-- begin Recorded information --
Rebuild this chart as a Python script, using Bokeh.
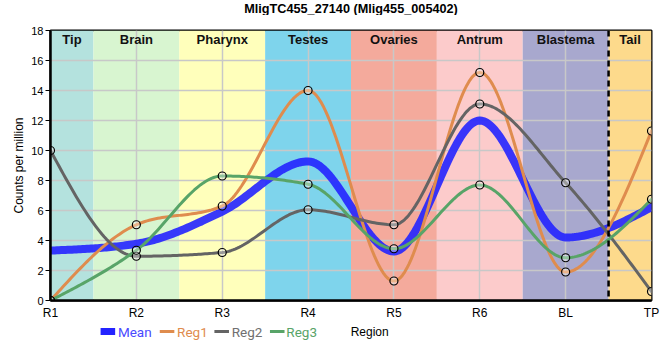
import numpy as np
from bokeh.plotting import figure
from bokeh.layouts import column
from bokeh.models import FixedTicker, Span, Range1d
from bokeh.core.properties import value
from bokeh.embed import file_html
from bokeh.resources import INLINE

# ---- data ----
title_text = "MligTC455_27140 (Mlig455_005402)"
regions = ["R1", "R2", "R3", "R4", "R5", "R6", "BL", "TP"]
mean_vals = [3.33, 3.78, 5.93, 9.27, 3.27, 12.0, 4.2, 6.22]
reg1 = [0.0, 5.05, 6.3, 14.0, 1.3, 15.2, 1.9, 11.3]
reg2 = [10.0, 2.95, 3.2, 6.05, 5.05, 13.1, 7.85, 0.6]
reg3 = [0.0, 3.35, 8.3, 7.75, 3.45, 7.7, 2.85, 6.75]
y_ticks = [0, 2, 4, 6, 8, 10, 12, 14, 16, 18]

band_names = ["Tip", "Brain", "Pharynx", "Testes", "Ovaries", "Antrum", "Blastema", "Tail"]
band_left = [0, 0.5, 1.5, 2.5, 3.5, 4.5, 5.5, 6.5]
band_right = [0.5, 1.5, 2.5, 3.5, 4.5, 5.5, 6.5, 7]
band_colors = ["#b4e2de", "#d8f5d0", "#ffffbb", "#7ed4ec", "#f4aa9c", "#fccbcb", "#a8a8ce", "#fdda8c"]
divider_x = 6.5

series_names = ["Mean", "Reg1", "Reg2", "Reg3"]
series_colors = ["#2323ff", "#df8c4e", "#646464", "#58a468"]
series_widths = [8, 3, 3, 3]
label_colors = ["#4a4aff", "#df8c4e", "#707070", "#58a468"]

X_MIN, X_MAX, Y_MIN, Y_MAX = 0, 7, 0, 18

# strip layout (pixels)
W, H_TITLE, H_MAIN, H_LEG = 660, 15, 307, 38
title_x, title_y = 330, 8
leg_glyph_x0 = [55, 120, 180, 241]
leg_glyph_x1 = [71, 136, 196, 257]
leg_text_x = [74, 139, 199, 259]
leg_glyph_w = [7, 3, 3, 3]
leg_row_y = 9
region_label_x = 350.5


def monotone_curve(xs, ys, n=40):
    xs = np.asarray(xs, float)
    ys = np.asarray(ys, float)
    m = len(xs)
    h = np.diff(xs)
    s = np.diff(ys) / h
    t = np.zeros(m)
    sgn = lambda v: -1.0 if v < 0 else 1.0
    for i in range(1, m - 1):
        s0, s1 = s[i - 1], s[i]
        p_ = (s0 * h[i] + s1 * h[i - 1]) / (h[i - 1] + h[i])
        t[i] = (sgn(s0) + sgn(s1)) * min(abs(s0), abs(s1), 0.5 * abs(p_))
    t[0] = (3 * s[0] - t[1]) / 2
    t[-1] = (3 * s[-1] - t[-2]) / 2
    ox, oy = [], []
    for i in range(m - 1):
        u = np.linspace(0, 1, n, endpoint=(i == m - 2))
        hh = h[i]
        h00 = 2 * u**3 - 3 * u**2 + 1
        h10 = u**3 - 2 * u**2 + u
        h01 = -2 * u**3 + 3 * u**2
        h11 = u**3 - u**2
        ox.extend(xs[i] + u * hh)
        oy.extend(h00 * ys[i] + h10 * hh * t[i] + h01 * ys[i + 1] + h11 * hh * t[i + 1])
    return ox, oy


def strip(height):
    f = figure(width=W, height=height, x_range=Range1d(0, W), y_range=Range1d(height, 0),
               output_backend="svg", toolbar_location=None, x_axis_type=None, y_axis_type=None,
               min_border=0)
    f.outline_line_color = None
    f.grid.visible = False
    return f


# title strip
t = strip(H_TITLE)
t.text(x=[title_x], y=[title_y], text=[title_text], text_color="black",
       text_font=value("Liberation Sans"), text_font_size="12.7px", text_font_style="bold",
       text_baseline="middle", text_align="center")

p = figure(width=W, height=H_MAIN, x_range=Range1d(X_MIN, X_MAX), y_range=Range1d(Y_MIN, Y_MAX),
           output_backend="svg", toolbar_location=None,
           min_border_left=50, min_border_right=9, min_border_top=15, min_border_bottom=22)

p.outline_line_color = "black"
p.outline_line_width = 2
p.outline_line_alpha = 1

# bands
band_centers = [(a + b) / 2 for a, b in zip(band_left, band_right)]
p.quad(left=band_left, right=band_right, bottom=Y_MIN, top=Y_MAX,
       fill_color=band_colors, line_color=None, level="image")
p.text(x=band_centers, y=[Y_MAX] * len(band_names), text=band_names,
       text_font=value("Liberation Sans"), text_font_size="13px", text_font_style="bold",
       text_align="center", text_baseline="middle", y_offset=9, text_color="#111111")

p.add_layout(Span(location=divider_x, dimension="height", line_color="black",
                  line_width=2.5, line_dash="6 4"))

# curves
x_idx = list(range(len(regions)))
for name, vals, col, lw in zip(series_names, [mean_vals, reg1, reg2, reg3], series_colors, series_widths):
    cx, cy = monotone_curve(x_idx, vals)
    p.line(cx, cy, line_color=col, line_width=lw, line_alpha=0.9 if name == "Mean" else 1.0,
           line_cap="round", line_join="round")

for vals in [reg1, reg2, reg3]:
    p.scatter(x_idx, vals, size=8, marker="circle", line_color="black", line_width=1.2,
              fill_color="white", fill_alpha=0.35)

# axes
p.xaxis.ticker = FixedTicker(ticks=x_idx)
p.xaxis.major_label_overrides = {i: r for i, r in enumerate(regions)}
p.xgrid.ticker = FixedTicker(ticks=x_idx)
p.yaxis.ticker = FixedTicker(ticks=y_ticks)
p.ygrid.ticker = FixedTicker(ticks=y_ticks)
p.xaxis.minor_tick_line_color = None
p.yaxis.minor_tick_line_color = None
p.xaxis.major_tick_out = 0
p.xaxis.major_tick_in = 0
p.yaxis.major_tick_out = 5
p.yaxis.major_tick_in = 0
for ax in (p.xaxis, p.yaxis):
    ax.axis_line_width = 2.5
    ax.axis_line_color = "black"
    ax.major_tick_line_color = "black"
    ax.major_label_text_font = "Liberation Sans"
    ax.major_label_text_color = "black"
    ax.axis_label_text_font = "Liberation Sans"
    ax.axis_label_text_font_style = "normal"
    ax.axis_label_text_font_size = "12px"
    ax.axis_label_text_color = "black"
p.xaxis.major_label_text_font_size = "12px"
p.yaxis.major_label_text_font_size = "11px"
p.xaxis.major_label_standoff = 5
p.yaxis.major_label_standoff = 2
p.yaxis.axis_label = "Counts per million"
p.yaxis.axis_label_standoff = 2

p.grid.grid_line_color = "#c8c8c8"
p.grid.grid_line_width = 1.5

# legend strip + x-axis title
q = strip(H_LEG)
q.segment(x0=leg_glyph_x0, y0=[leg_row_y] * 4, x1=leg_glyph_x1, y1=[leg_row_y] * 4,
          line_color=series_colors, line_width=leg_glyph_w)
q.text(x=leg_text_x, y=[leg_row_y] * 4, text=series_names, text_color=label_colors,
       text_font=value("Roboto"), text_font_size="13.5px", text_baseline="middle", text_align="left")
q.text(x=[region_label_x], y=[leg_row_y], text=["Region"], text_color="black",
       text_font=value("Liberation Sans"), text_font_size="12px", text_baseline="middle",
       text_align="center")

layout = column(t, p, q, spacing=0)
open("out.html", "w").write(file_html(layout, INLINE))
-- end Recorded information --
Goal: The lines from the top of the data above through the one holding "region_label_x = 350.5" are to be repeated exactly, and only those, with no pictures.

Final answer:
Rebuild this chart as a Python script, using Bokeh.
import numpy as np
from bokeh.plotting import figure
from bokeh.layouts import column
from bokeh.models import FixedTicker, Span, Range1d
from bokeh.core.properties import value
from bokeh.embed import file_html
from bokeh.resources import INLINE

# ---- data ----
title_text = "MligTC455_27140 (Mlig455_005402)"
regions = ["R1", "R2", "R3", "R4", "R5", "R6", "BL", "TP"]
mean_vals = [3.33, 3.78, 5.93, 9.27, 3.27, 12.0, 4.2, 6.22]
reg1 = [0.0, 5.05, 6.3, 14.0, 1.3, 15.2, 1.9, 11.3]
reg2 = [10.0, 2.95, 3.2, 6.05, 5.05, 13.1, 7.85, 0.6]
reg3 = [0.0, 3.35, 8.3, 7.75, 3.45, 7.7, 2.85, 6.75]
y_ticks = [0, 2, 4, 6, 8, 10, 12, 14, 16, 18]

band_names = ["Tip", "Brain", "Pharynx", "Testes", "Ovaries", "Antrum", "Blastema", "Tail"]
band_left = [0, 0.5, 1.5, 2.5, 3.5, 4.5, 5.5, 6.5]
band_right = [0.5, 1.5, 2.5, 3.5, 4.5, 5.5, 6.5, 7]
band_colors = ["#b4e2de", "#d8f5d0", "#ffffbb", "#7ed4ec", "#f4aa9c", "#fccbcb", "#a8a8ce", "#fdda8c"]
divider_x = 6.5

series_names = ["Mean", "Reg1", "Reg2", "Reg3"]
series_colors = ["#2323ff", "#df8c4e", "#646464", "#58a468"]
series_widths = [8, 3, 3, 3]
label_colors = ["#4a4aff", "#df8c4e", "#707070", "#58a468"]

X_MIN, X_MAX, Y_MIN, Y_MAX = 0, 7, 0, 18

# strip layout (pixels)
W, H_TITLE, H_MAIN, H_LEG = 660, 15, 307, 38
title_x, title_y = 330, 8
leg_glyph_x0 = [55, 120, 180, 241]
leg_glyph_x1 = [71, 136, 196, 257]
leg_text_x = [74, 139, 199, 259]
leg_glyph_w = [7, 3, 3, 3]
leg_row_y = 9
region_label_x = 350.5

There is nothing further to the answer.